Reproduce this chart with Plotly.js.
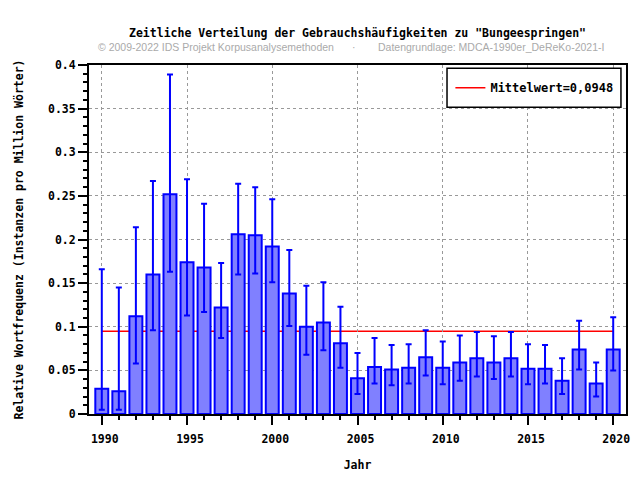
<!DOCTYPE html>
<html>
<head>
<meta charset="utf-8">
<script src="https://cdn.plot.ly/plotly-3.0.1.min.js"></script>
<style>
  body { margin: 0; }
  #chart { width: 640px; height: 480px; }
</style>
</head>
<body>
<div id="chart"></div>
<script>
  // Jahre und Werte
  const years = [1990, 1991, 1992, 1993, 1994, 1995, 1996, 1997, 1998, 1999,
    2000, 2001, 2002, 2003, 2004, 2005, 2006, 2007, 2008, 2009,
    2010, 2011, 2012, 2013, 2014, 2015, 2016, 2017, 2018, 2019, 2020];
  const freq = [0.029, 0.026, 0.112, 0.160, 0.252, 0.174, 0.168, 0.122, 0.206, 0.205,
    0.192, 0.138, 0.100, 0.105, 0.081, 0.041, 0.054, 0.051, 0.053, 0.065,
    0.053, 0.059, 0.064, 0.059, 0.064, 0.052, 0.052, 0.038, 0.074, 0.035, 0.074];
  const upper = [0.166, 0.145, 0.214, 0.267, 0.389, 0.269, 0.241, 0.173, 0.264, 0.260,
    0.246, 0.188, 0.147, 0.151, 0.123, 0.070, 0.087, 0.079, 0.080, 0.096,
    0.083, 0.090, 0.094, 0.089, 0.094, 0.080, 0.079, 0.064, 0.107, 0.059, 0.111];
  const lower = [0.005, 0.005, 0.058, 0.096, 0.163, 0.113, 0.117, 0.087, 0.160, 0.161,
    0.151, 0.101, 0.068, 0.073, 0.053, 0.023, 0.035, 0.033, 0.035, 0.044,
    0.034, 0.038, 0.043, 0.040, 0.043, 0.034, 0.035, 0.023, 0.051, 0.020, 0.050];
  const mean = 0.0948;

  const errPlus = freq.map((v, i) => upper[i] - v);
  const errMinus = freq.map((v, i) => v - lower[i]);

  const mono = 'DejaVu Sans Mono, monospace';
  const sans = 'Liberation Sans, Arial, sans-serif';
  const grey = '#aaaaaa';

  const bars = {
    type: 'bar',
    x: years,
    y: freq,
    width: 0.76,
    marker: { color: '#8080ff', line: { color: '#0000ff', width: 2 } },
    error_y: {
      type: 'data', symmetric: false,
      array: errPlus, arrayminus: errMinus,
      color: '#0000ff', thickness: 2, width: 3
    },
    showlegend: false,
    hoverinfo: 'x+y'
  };

  const layout = {
    width: 640, height: 480,
    margin: { l: 89, r: 14, t: 65, b: 66 },
    paper_bgcolor: '#ffffff',
    plot_bgcolor: '#ffffff',
    font: { family: mono, size: 11.5, color: '#000' },
    title: {
      text: '<b>Zeitliche Verteilung der Gebrauchshäufigkeiten zu "Bungeespringen"</b>',
      font: { family: mono, size: 11.5, color: '#000' },
      xref: 'paper', x: 0.5, xanchor: 'center',
      y: 0.931, yanchor: 'middle'
    },
    xaxis: {
      range: [1989.25, 2020.75],
      tickmode: 'linear', tick0: 1990, dtick: 5,
      ticks: 'outside', ticklen: 9, tickwidth: 2, tickcolor: '#000',
      minor: { dtick: 1, ticks: 'outside', ticklen: 4, tickwidth: 2, tickcolor: '#000', showgrid: false },
      showline: true, linecolor: '#000', linewidth: 2, mirror: true,
      showgrid: true, gridcolor: '#999', griddash: 'dot', gridwidth: 1,
      zeroline: false,
      ticklabelstandoff: 4, ticklabelshift: 3,
      tickfont: { family: mono, size: 11.5, weight: 'bold' },
      title: { text: '<b>Jahr</b>', font: { family: mono, size: 11.5 }, standoff: 16 }
    },
    yaxis: {
      range: [0, 0.4],
      tickmode: 'linear', tick0: 0, dtick: 0.05,
      ticks: 'outside', ticklen: 9, tickwidth: 2, tickcolor: '#000',
      minor: { dtick: 0.01, ticks: 'outside', ticklen: 4, tickwidth: 2, tickcolor: '#000', showgrid: false },
      showline: true, linecolor: '#000', linewidth: 2, mirror: true,
      showgrid: true, gridcolor: '#999', griddash: 'dot', gridwidth: 1,
      zeroline: false,
      tickfont: { family: mono, size: 11.5, weight: 'bold' },
      title: { text: '<b>Relative Wortfrequenz (Instanzen pro Million Wörter)</b>', font: { family: mono, size: 11.5 }, standoff: 22 }
    },
    shapes: [
      // Mittelwertlinie hinter den Balken
      {
        type: 'line', xref: 'x', yref: 'y', layer: 'below',
        x0: years[0], x1: years[years.length - 1], y0: mean, y1: mean,
        line: { color: '#ff0000', width: 1.5 },
        showlegend: true, name: '<b>Mittelwert=0,0948</b>'
      },
      // Legendenrahmen als eigenes Rechteck
      {
        type: 'rect', xref: 'paper', yref: 'paper', layer: 'above',
        x0: 0.6667, x1: 0.9906, y0: 0.879, y1: 0.991,
        fillcolor: '#ffffff', line: { color: '#000', width: 1.5 }
      }
    ],
    showlegend: true,
    legend: {
      x: 0.673, y: 0.935, xanchor: 'left', yanchor: 'middle',
      bgcolor: 'rgba(0,0,0,0)', borderwidth: 0,
      font: { family: mono, size: 12 },
      itemwidth: 30
    },
    annotations: [
      {
        xref: 'paper', yref: 'paper', x: 0.013, y: 1.051, xanchor: 'left', yanchor: 'middle',
        text: '© 2009-2022 IDS Projekt Korpusanalysemethoden', showarrow: false,
        font: { family: sans, size: 10.5, color: grey }
      },
      {
        xref: 'paper', yref: 'paper', x: 0.4935, y: 1.051, xanchor: 'center', yanchor: 'middle',
        text: '·', showarrow: false,
        font: { family: sans, size: 10.5, color: grey }
      },
      {
        xref: 'paper', yref: 'paper', x: 0.534, y: 1.051, xanchor: 'left', yanchor: 'middle',
        text: 'Datengrundlage: MDCA-1990er_DeReKo-2021-I', showarrow: false,
        font: { family: sans, size: 10.5, color: grey }
      }
    ]
  };

  Plotly.newPlot('chart', [bars], layout, { displayModeBar: false, staticPlot: true });
</script>
</body>
</html>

# Problem details
Without the pictures, please reproduce each line of the listing above exactly, from the first one through the line bearing "const grey = '#aaaaaa';".

# Reply
Reproduce this chart with Plotly.js.
<!DOCTYPE html>
<html>
<head>
<meta charset="utf-8">
<script src="https://cdn.plot.ly/plotly-3.0.1.min.js"></script>
<style>
  body { margin: 0; }
  #chart { width: 640px; height: 480px; }
</style>
</head>
<body>
<div id="chart"></div>
<script>
  // Jahre und Werte
  const years = [1990, 1991, 1992, 1993, 1994, 1995, 1996, 1997, 1998, 1999,
    2000, 2001, 2002, 2003, 2004, 2005, 2006, 2007, 2008, 2009,
    2010, 2011, 2012, 2013, 2014, 2015, 2016, 2017, 2018, 2019, 2020];
  const freq = [0.029, 0.026, 0.112, 0.160, 0.252, 0.174, 0.168, 0.122, 0.206, 0.205,
    0.192, 0.138, 0.100, 0.105, 0.081, 0.041, 0.054, 0.051, 0.053, 0.065,
    0.053, 0.059, 0.064, 0.059, 0.064, 0.052, 0.052, 0.038, 0.074, 0.035, 0.074];
  const upper = [0.166, 0.145, 0.214, 0.267, 0.389, 0.269, 0.241, 0.173, 0.264, 0.260,
    0.246, 0.188, 0.147, 0.151, 0.123, 0.070, 0.087, 0.079, 0.080, 0.096,
    0.083, 0.090, 0.094, 0.089, 0.094, 0.080, 0.079, 0.064, 0.107, 0.059, 0.111];
  const lower = [0.005, 0.005, 0.058, 0.096, 0.163, 0.113, 0.117, 0.087, 0.160, 0.161,
    0.151, 0.101, 0.068, 0.073, 0.053, 0.023, 0.035, 0.033, 0.035, 0.044,
    0.034, 0.038, 0.043, 0.040, 0.043, 0.034, 0.035, 0.023, 0.051, 0.020, 0.050];
  const mean = 0.0948;

  const errPlus = freq.map((v, i) => upper[i] - v);
  const errMinus = freq.map((v, i) => v - lower[i]);

  const mono = 'DejaVu Sans Mono, monospace';
  const sans = 'Liberation Sans, Arial, sans-serif';
  const grey = '#aaaaaa';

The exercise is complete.